Say we have a system of 2 electrons, an ansatz for the wavefunction is then a Slater determinant consisting of two orbitals. $$ \left|\Psi_{Slater}\right>= \frac{1}{\sqrt{2!}}\left(\left|\phi_1\phi_2\right>-\left|\phi_2\phi_1\right>\right) $$
How is this related to the basis expansion ansatz: $$ \left|\Psi\right>= \sum_i c_i \left|\phi_i\right> $$
The basis expansion formula would give me a function of 1 coordinate x_1 if i projected it on the position space, while the slater determinant ansatz would give me a function of two coordinates x_1, x_2. x_i stands for a set of x,y,z coordinates.

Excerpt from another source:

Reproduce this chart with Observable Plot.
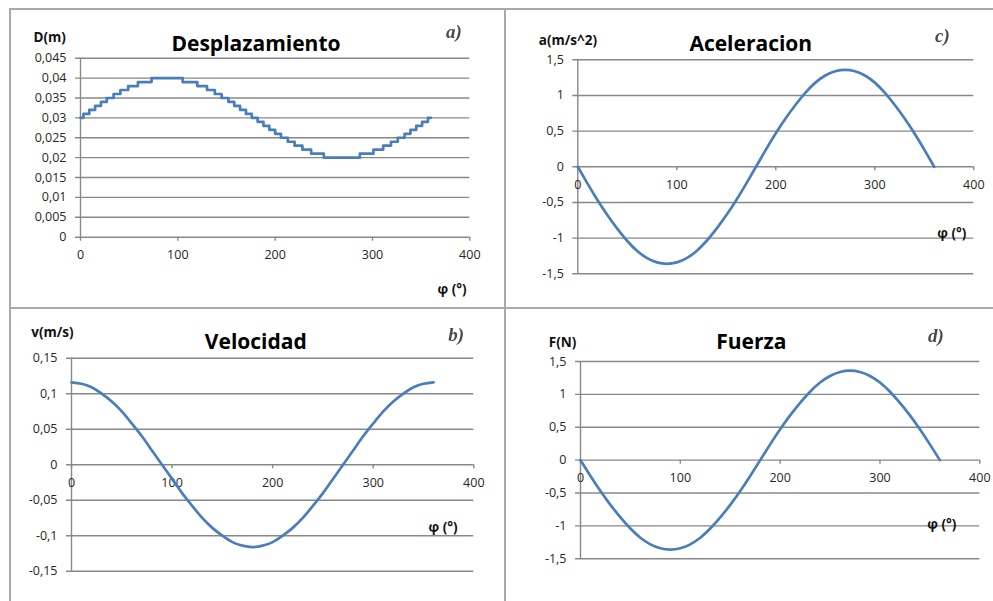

Spin is neglected in this example. I understand that for the basis set expansion in an orthonormal basis, one can obtain the coefficients by the inner product $$ \left<\phi_i|\Psi \right>=c_i $$
but how can i use this on a slater determinant ? I only understand how this works if everything relies on one coordinate x_i, then i can calculate this: $$ \left<\phi_i|\Psi \right>=\int\phi_i(x)\Psi(x)dx=c_i $$
But how does this work if the wavefunction is multidimensional like the slater determinant wavefunction ? $$ \left<\phi_i|\Psi_{Slater} \right>=\int\phi_i(x_1)\Psi_{Slater}(x_1,x_2)dx= c_i(x_2)? $$ This expression makes no sense, since the remaining object would still be a function of $$x_2$$
To my knowledge only basis functions of one coordinate are used in calculations, like 3D Gaussians. Assuming that i have a wavefunction given in slater determinant form, how would i find the coefficients of the basis functions ?
I am afraid i am mixing up things that don't belong together, clarifications would be welcome.